Liverpool was founded by King John in 1207, and the town was given a charter by the king in 1229, which gave the town the right to use his seal as the city's own. The oldest surviving impression of the seal originates from 1532. It featured an eagle holding a spring of broom in its beak. Under the bird was the word JOHIS on a scroll, an abbreviation of Johannis translating to John's in English. The sprig of broom, or planta genista, was the symbol of the royal house of the Plantagenets. The seal also features a star and a crescent, one of King John's badges. The eagle was a symbol of John the Evangelist, the person whom King John is named after.

In 1664, the seal had mostly been forgotten, and began to be referred to as a lever or as a cormorant. Holme Randle describes the arms as a blue lever on a silver field. The word originates from an adaptation of the German loffler or Dutch lepler/lefler, both referring to the spoonbill. The spring of broom was modified to a branch of laver, probably originating from the city's name. Around the same time, the broom sprig in the bird's beak was reinterpreted as a branch of laver, also on account of the similarity of the word to the city's name.

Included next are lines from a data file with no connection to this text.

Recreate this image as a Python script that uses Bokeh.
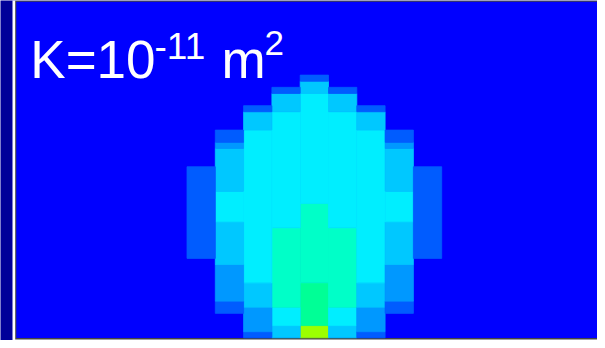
from bokeh.plotting import figure
from bokeh.models import Range1d, Label
from bokeh.embed import file_html
from bokeh.resources import INLINE

# ---- data: concentration level colours (jet-like) ----
level_colors = ["#0000ff", "#005cff", "#0098ff", "#00c8ff",
                "#00eeff", "#00ffc8", "#00ff96", "#9cff00"]

# grid of the simulation panel
n_cols = 21
n_rows = 55
center_col = 10

# plume profile for each column offset from the centre column:
# (first row from bottom, last row (exclusive), level index)
col_center = [(0, 2, 7), (2, 9, 6), (9, 22, 5), (22, 40, 4), (40, 42, 3), (42, 43, 1)]
col_off1 = [(0, 2, 3), (2, 5, 4), (5, 18, 5), (18, 37, 4), (37, 40, 3), (40, 41, 1)]
col_off2 = [(0, 1, 1), (1, 5, 2), (5, 9, 3), (9, 34, 4), (34, 37, 3), (37, 38, 1)]
col_off3 = [(4, 6, 1), (6, 12, 2), (12, 19, 3), (19, 24, 4), (24, 31, 3), (31, 32, 2), (32, 34, 1)]
col_off4 = [(13, 28, 1)]
profiles = [col_center, col_off1, col_off2, col_off3, col_off4]

label_main = "K=10"
label_exp = "-11"
label_unit = "m"
label_unit_exp = "2"

# ---- layout (pixels, in window coordinates; page margin is 8px) ----
M = 8
W, H = 605 - M, 348 - M
col_px = 28.3
row_px = 6.109
grid_left_px = 24.7
grid_bottom_px = 345.3


def X(px):
    return (px - grid_left_px) / col_px


def Y(py):
    return (grid_bottom_px - py) / row_px


p = figure(width=W, height=H, output_backend="svg", toolbar_location=None,
           x_range=Range1d(X(M), X(605)), y_range=Range1d(Y(348), Y(M)),
           min_border=0, min_border_left=0, min_border_right=0,
           min_border_top=0, min_border_bottom=0)
p.axis.visible = False
p.xgrid.visible = False
p.ygrid.visible = False
p.outline_line_color = None
p.background_fill_color = "#000099"
p.border_fill_color = "#000099"

# ---- slide chrome ----
def box(x0, x1, y0, y1, color):
    p.quad(left=X(x0), right=X(x1), top=Y(y0), bottom=Y(y1),
           fill_color=color, line_color=None)

# left neighbour panel
box(0, 2, 9.3, 346, "#0000ff")
box(2, 6.5, 8, 348, "#e6e6e6")
# main panel frame
box(20, 605, 5, 348, "#ffffff")
box(22.7, 605, 8, 347, "#444444")
box(23.8, 605, 9.3, 345.6, "#0000ff")

# ---- plume cells ----
lefts, rights, tops, bottoms, colors = [], [], [], [], []
for off, prof in enumerate(profiles):
    cols = [center_col] if off == 0 else [center_col - off, center_col + off]
    for c in cols:
        for r0, r1, lev in prof:
            lefts.append(c)
            rights.append(c + 1)
            bottoms.append(r0)
            tops.append(r1)
            colors.append(level_colors[lev])
p.quad(left=lefts, right=rights, top=tops, bottom=bottoms,
       fill_color=colors, line_color=colors, line_width=0.8)

# ---- title text ----
font = "Liberation Sans"
def lab(txt, x, py, size):
    p.add_layout(Label(x=x - M, y=348 - py, x_units="screen", y_units="screen",
                       text=txt, text_color="white", text_font=font,
                       text_font_size=size, text_baseline="alphabetic",
                       text_align="left"))

lab(label_main, 37.8, 66.7, "53px")
lab(label_exp, 162, 53.5, "37px")
lab(label_unit, 229, 66.7, "53px")
lab(label_unit_exp, 272, 50, "35px")

open("out.html", "w").write(file_html(p, INLINE))
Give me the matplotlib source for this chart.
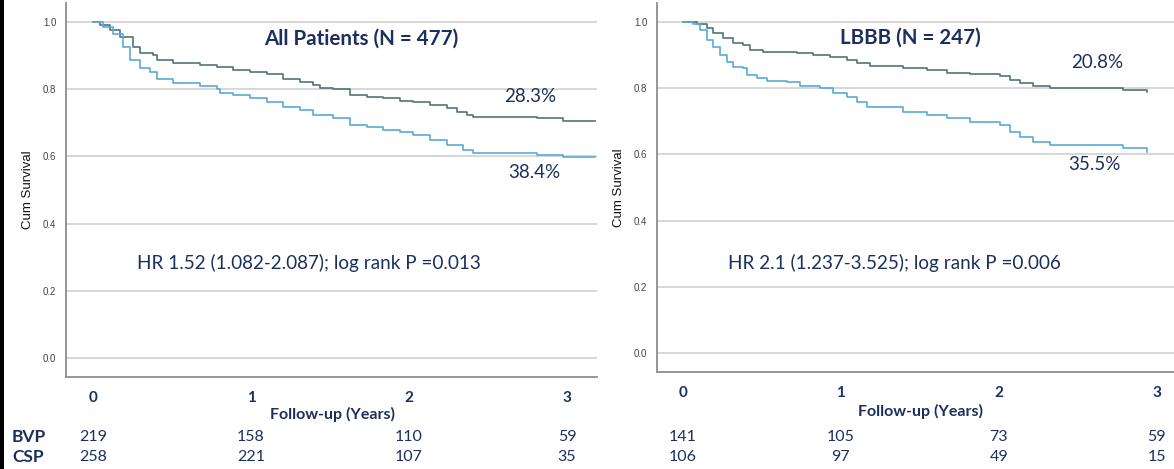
import matplotlib
matplotlib.use("Agg")
import matplotlib.pyplot as plt
from matplotlib.patches import Rectangle

W, H = 1174, 469
NAVY = "#1d2f5e"
DARK = "#4f7774"
LIGHT = "#5aaad6"
GRID = "#cdcdcd"
SPINE = "#8e8e8e"

# ---- Kaplan-Meier step data (years, cumulative survival) ----
# All patients
all_csp_t = [0.0, 0.044, 0.108, 0.171, 0.255, 0.297, 0.382, 0.403, 0.508, 0.677, 0.783, 0.888,
             0.994, 1.099, 1.204, 1.310, 1.394, 1.437, 1.521, 1.627, 1.732, 1.838, 1.943, 2.027,
             2.133, 2.239, 2.302, 2.365, 2.407, 2.808, 2.977, 3.177]
all_csp_s = [1.0, 0.991, 0.976, 0.956, 0.927, 0.907, 0.902, 0.887, 0.877, 0.872, 0.867, 0.857,
             0.852, 0.845, 0.832, 0.822, 0.812, 0.803, 0.800, 0.783, 0.778, 0.773, 0.766, 0.763,
             0.753, 0.743, 0.733, 0.723, 0.718, 0.713, 0.706, 0.706]
all_bvp_t = [0.0, 0.065, 0.128, 0.192, 0.234, 0.297, 0.361, 0.403, 0.508, 0.677, 0.783, 0.804,
             0.888, 0.994, 1.099, 1.204, 1.310, 1.394, 1.521, 1.627, 1.732, 1.838, 1.943, 2.027,
             2.133, 2.239, 2.344, 2.407, 2.808, 2.977, 3.177]
all_bvp_s = [1.0, 0.986, 0.966, 0.927, 0.887, 0.862, 0.852, 0.832, 0.820, 0.810, 0.800, 0.788,
             0.783, 0.773, 0.763, 0.748, 0.738, 0.723, 0.713, 0.693, 0.687, 0.679, 0.672, 0.664,
             0.649, 0.634, 0.619, 0.609, 0.604, 0.597, 0.597]

# LBBB subgroup
lbbb_csp_t = [0.0, 0.087, 0.150, 0.192, 0.255, 0.319, 0.382, 0.424, 0.509, 0.720, 0.825, 0.931,
              1.037, 1.100, 1.184, 1.395, 1.543, 1.670, 1.818, 2.008, 2.071, 2.134, 2.219, 2.324,
              2.789, 2.937]
lbbb_csp_s = [1.0, 0.994, 0.981, 0.966, 0.951, 0.936, 0.931, 0.915, 0.910, 0.905, 0.900, 0.895,
              0.885, 0.877, 0.867, 0.860, 0.855, 0.847, 0.843, 0.837, 0.825, 0.815, 0.807, 0.800,
              0.795, 0.789]
lbbb_bvp_t = [0.0, 0.065, 0.108, 0.150, 0.192, 0.234, 0.277, 0.319, 0.382, 0.403, 0.467, 0.530,
              0.657, 0.741, 0.868, 0.952, 1.037, 1.100, 1.163, 1.395, 1.543, 1.670, 1.818, 2.008,
              2.071, 2.134, 2.219, 2.324, 2.789, 2.937]
lbbb_bvp_s = [1.0, 0.994, 0.976, 0.946, 0.925, 0.900, 0.880, 0.865, 0.860, 0.840, 0.830, 0.823,
              0.817, 0.807, 0.800, 0.785, 0.774, 0.759, 0.744, 0.729, 0.719, 0.709, 0.699, 0.689,
              0.669, 0.653, 0.638, 0.628, 0.618, 0.608]

years = [0, 1, 2, 3]
all_risk_bvp = [219, 158, 110, 59]
all_risk_csp = [258, 221, 107, 35]
lbbb_risk_bvp = [141, 105, 73, 59]
lbbb_risk_csp = [106, 97, 49, 15]

panels = [
    dict(title="All Patients (N = 477)", hr="HR 1.52 (1.082-2.087); log rank P =0.013",
         up="28.3%", low="38.4%", ct=all_csp_t, cs=all_csp_s, bt=all_bvp_t, bs=all_bvp_s,
         rb=all_risk_bvp, rc=all_risk_csp),
    dict(title="LBBB (N = 247)", hr="HR 2.1 (1.237-3.525); log rank P =0.006",
         up="20.8%", low="35.5%", ct=lbbb_csp_t, cs=lbbb_csp_s, bt=lbbb_bvp_t, bs=lbbb_bvp_s,
         rb=lbbb_risk_bvp, rc=lbbb_risk_csp),
]

fig = plt.figure(figsize=(W / 100, H / 100), dpi=100)
fig.patch.set_facecolor("white")


def box(x0, y0, x1, y1):
    return [x0 / W, 1 - y1 / H, (x1 - x0) / W, (y1 - y0) / H]


def ftext(x, y, s, **kw):
    fig.text(x / W, 1 - y / H, s, **kw)


axes_boxes = [box(66, 3, 597, 377), box(657, 3, 1174, 372)]
xlims = [(-0.171, 3.19), (-0.165, 3.11)]

label_font = ["Lato", "DejaVu Sans"]

for p, rect, xl in zip(panels, axes_boxes, xlims):
    ax = fig.add_axes(rect)
    ax.set_xlim(*xl)
    ax.set_ylim(-0.057, 1.057)
    for sp in ("top", "right"):
        ax.spines[sp].set_visible(False)
    for sp in ("left", "bottom"):
        ax.spines[sp].set_color(SPINE)
        ax.spines[sp].set_linewidth(1.3)
    ax.set_yticks([0.0, 0.2, 0.4, 0.6, 0.8, 1.0])
    ax.set_yticklabels(["0.0", "0.2", "0.4", "0.6", "0.8", "1.0"],
                       fontsize=7, color="#444444", family="Liberation Sans")
    ax.tick_params(axis="y", length=0, pad=7)
    ax.yaxis.grid(True, color=GRID, linewidth=1.1)
    ax.set_axisbelow(True)
    ax.set_xticks(years)
    ax.set_xticklabels([str(y) for y in years], fontsize=11, fontweight="bold",
                       color=NAVY, family=label_font)
    ax.tick_params(axis="x", length=0, pad=10)
    ax.set_ylabel("Cum Survival", fontsize=9.5, family="Liberation Sans", color="#111111",
                  labelpad=6)
    ax.step(p["ct"], p["cs"], where="post", color=DARK, linewidth=1.2)
    ax.step(p["bt"], p["bs"], where="post", color=LIGHT, linewidth=1.2)
    p["ax"] = ax

# panel annotations
ftext(361, 39, panels[0]["title"], ha="center", va="center", fontsize=14.8,
      fontweight="bold", color=NAVY, family=label_font)
ftext(530, 97, panels[0]["up"], ha="center", va="center", fontsize=13.5, color=NAVY, family=label_font)
ftext(534, 172, panels[0]["low"], ha="center", va="center", fontsize=13.5, color=NAVY, family=label_font)
ftext(137, 263, panels[0]["hr"], ha="left", va="center", fontsize=13.6, color=NAVY, family=label_font)

ftext(910, 38, panels[1]["title"], ha="center", va="center", fontsize=14.8,
      fontweight="bold", color=NAVY, family=label_font)
ftext(1097, 63, panels[1]["up"], ha="center", va="center", fontsize=13.5, color=NAVY, family=label_font)
ftext(1094, 165, panels[1]["low"], ha="center", va="center", fontsize=13.5, color=NAVY, family=label_font)
ftext(728, 263, panels[1]["hr"], ha="left", va="center", fontsize=13.6, color=NAVY, family=label_font)

# x-axis titles
ftext(333, 414, "Follow-up (Years)", ha="center", va="center", fontsize=11.5,
      fontweight="bold", color=NAVY, family=label_font)
ftext(921, 411, "Follow-up (Years)", ha="center", va="center", fontsize=11.5,
      fontweight="bold", color=NAVY, family=label_font)

# numbers at risk
ftext(12, 437, "BVP", ha="left", va="center", fontsize=12.5, fontweight="bold", color=NAVY, family=label_font)
ftext(12, 457, "CSP", ha="left", va="center", fontsize=12.5, fontweight="bold", color=NAVY, family=label_font)
for p in panels:
    ax = p["ax"]
    for t, nb, nc in zip(years, p["rb"], p["rc"]):
        xp = ax.transData.transform((t, 0))[0]
        fig.text(xp / fig.bbox.width, 1 - 437 / H, str(nb), ha="center", va="center",
                 fontsize=11.5, color=NAVY, family=label_font)
        fig.text(xp / fig.bbox.width, 1 - 457 / H, str(nc), ha="center", va="center",
                 fontsize=11.5, color=NAVY, family=label_font)

# left frame bar
fig.patches.append(Rectangle((0, 0), 4 / W, 1, transform=fig.transFigure,
                             facecolor="black", edgecolor="none"))

fig.savefig("out.png", dpi=100, facecolor="white")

In 1796, the then mayor of Liverpool Clayton Tarleton wrote to the College of Arms to request a grant of coat of arms. The arms and the crest were granted on March 22, 1797, by Sir Isaac Heard, Garter King of Arms, and George Harrison, Norroy King of Arms. The next day, on March 23, the College of Arms granted supporters to the city.

== Use ==

The arms of Paul McCartney.

The liver bird on the crest has since been a symbol of Liverpool. Paul McCartney, who was born in Liverpool, was granted arms in 2001. The crest — which contains a liver bird inspired by the arms of Liverpool — is blazoned as follows:

On a Wreath of the Colours A Liver Bird calling Sable supporting with the dexter claws a Guitar Or stringed Sable;

The crest of Liverpool F.C. — a football club based in the city — contains a red liver bird inspired by the arms. It was first mentioned in 1892 and was initially simply the coat of arms of the city. The present-day crest was first added to the kit in 1950 during the FA Cup final of that year. The liver bird can also be seen on the arms of Liverpool, New South Wales, symbolizing the English ancestry of the region.